I support the initiative to institute ranked-choice voting in Maine.
Maine, with its history of nine out of the past 11 gubernatorial races involving three or more candidates, in which the winning candidate received less than a majority of votes (i.e., 51 percent or greater), particularly needs such a system.
This situation has led to concern by voters about “throwing away their vote” or splitting their vote rather than voting for the candidate who they believe best matches their views and is best qualified.
One solution to the situation in which no candidate receives a plurality of votes is to hold a run-off election. Run-off elections do not prevent voters from casting their votes strategically to avoid splitting their votes. But they do involve additional expense for the state, can result in millions of dollars spent on negative advertising and can extend the campaign season well into December or beyond.
Ranked-choice voting does not have any of those disadvantages.

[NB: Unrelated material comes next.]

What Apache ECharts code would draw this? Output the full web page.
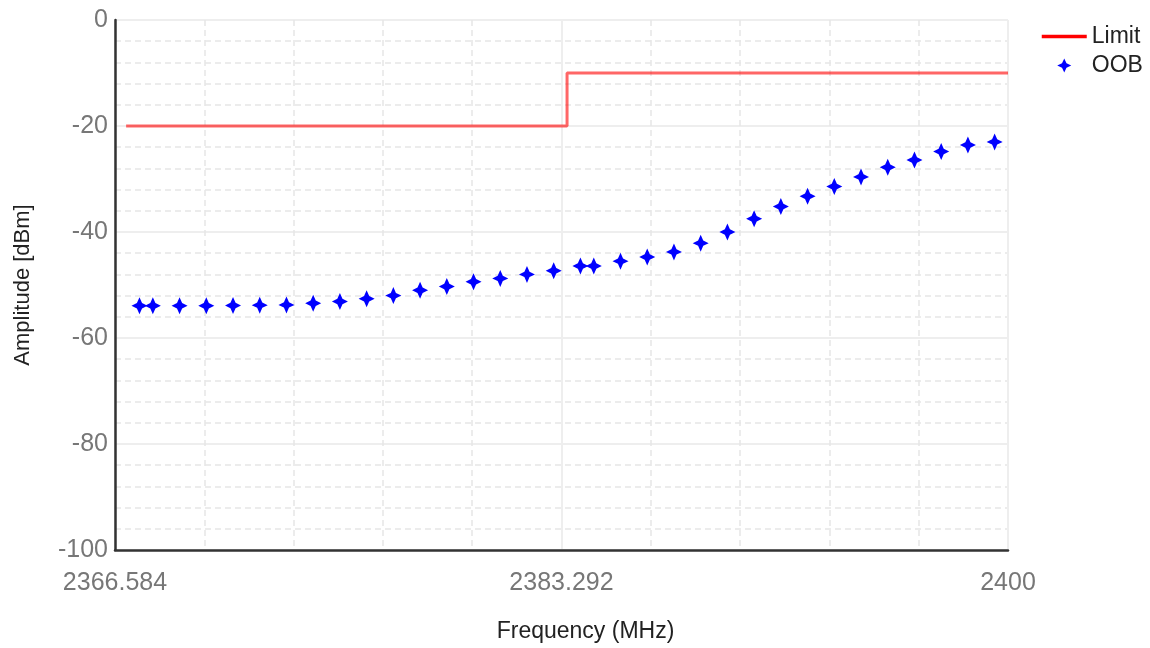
<!DOCTYPE html>
<html>
<head>
<meta charset="utf-8">
<script src="https://cdn.jsdelivr.net/npm/echarts@6/dist/echarts.min.js"></script>
<style>
html,body{margin:0;padding:0;background:#fff;}
#chart{width:1150px;height:648px;}
</style>
</head>
<body>
<div id="chart"></div>
<script>
// ---- data ----
const xTickMin = 2366.584;
const xTickMax = 2400;
const xTickStep = 16.708;
const yTicks = [-100, -80, -60, -40, -20, 0];

const limitFreq  = [2367.0, 2383.5, 2383.5, 2400];
const limitLevel = [-20, -20, -10, -10];

const oobFreq = [2367.5, 2368, 2369, 2370, 2371, 2372, 2373, 2374, 2375, 2376,
                 2377, 2378, 2379, 2380, 2381, 2382, 2383, 2384, 2384.5, 2385.5,
                 2386.5, 2387.5, 2388.5, 2389.5, 2390.5, 2391.5, 2392.5, 2393.5, 2394.5, 2395.5,
                 2396.5, 2397.5, 2398.5, 2399.5];
const oobLevel = [-53.9, -53.9, -53.9, -53.9, -53.85, -53.8, -53.75, -53.45, -53.1, -52.6,
                  -52.0, -51.0, -50.3, -49.4, -48.75, -48.0, -47.3, -46.4, -46.4, -45.5,
                  -44.7, -43.75, -42.1, -40.0, -37.5, -35.2, -33.25, -31.4, -29.6, -27.8,
                  -26.4, -24.8, -23.6, -23.0];

const FONT = '"Liberation Sans", Arial, sans-serif';
const starPath = 'path://M50,0 L66,34 L100,50 L66,66 L50,100 L34,66 L0,50 L34,34 Z';

const chart = echarts.init(document.getElementById('chart'), null, {renderer: 'canvas'});

const option = {
  backgroundColor: '#ffffff',
  animation: false,
  textStyle: {fontFamily: FONT},
  grid: {left: 115, right: 142, top: 20, bottom: 94, containLabel: false},
  legend: {
    orient: 'vertical',
    left: 1035,
    top: 20,
    itemWidth: 45,
    itemHeight: 14,
    itemGap: 6,
    textStyle: {fontFamily: FONT, fontSize: 23, color: '#222'},
    data: [
      {name: 'Limit', itemStyle: {opacity: 0}, lineStyle: {color: '#ff0000', width: 3.5, opacity: 1}},
      {name: 'OOB', icon: starPath, itemStyle: {color: '#0000ff'}}
    ]
  },
  xAxis: {
    type: 'value',
    min: xTickMin,
    max: xTickMax,
    interval: xTickStep,
    name: 'Frequency (MHz)',
    nameLocation: 'middle',
    nameGap: 70,
    nameTextStyle: {fontFamily: FONT, fontSize: 23, color: '#222', padding: [0, 0, 0, 48]},
    axisLine: {show: true, onZero: false, lineStyle: {color: '#333', width: 2.5}},
    axisTick: {show: false},
    axisLabel: {
      fontFamily: FONT, fontSize: 25, color: '#777', margin: 21,
      formatter: function (v) { return String(parseFloat(Number(v).toFixed(3))); }
    },
    splitLine: {show: true, lineStyle: {color: '#eeeeee', width: 2}},
    minorTick: {show: false, splitNumber: 5},
    minorSplitLine: {show: true, lineStyle: {color: '#e6e6e6', width: 1.5, type: [6, 4]}}
  },
  yAxis: {
    type: 'value',
    min: yTicks[0],
    max: yTicks[yTicks.length - 1],
    interval: 20,
    name: 'Amplitude [dBm]',
    nameLocation: 'middle',
    nameGap: 81,
    nameTextStyle: {fontFamily: FONT, fontSize: 22, color: '#222'},
    axisLine: {show: true, onZero: false, lineStyle: {color: '#333', width: 2.5}},
    axisTick: {show: false},
    axisLabel: {fontFamily: FONT, fontSize: 25, color: '#777', margin: 7},
    splitLine: {show: true, lineStyle: {color: '#eeeeee', width: 2}},
    minorTick: {show: false, splitNumber: 5},
    minorSplitLine: {show: true, lineStyle: {color: '#e6e6e6', width: 1.5, type: [6, 4]}}
  },
  series: [
    {
      name: 'Limit',
      type: 'line',
      symbol: 'none',
      data: limitFreq.map((f, i) => [f, limitLevel[i]]),
      lineStyle: {color: '#ff0000', width: 3, opacity: 0.6},
      itemStyle: {color: '#ff0000'},
      z: 3
    },
    {
      name: 'OOB',
      type: 'scatter',
      symbol: starPath,
      symbolSize: [16, 17],
      data: oobFreq.map((f, i) => [f, oobLevel[i]]),
      itemStyle: {color: '#0000ff', opacity: 1},
      z: 4
    }
  ]
};

chart.setOption(option);
</script>
</body>
</html>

With ranked-choice, voters rank choices based on individual preference. The candidate who receives the fewest votes is eliminated and ballots for the remaining candidates are tallied again to determine the candidate with the greatest support.
Not only does ranked-choice voting reduce the possibility of candidates receiving less than a plurality of votes, but there is also evidence it increases voter turnout and creates more civil campaigning. That's because candidates are aware they need to appeal to a broader base of voters in order to receive second- and third-choice rankings.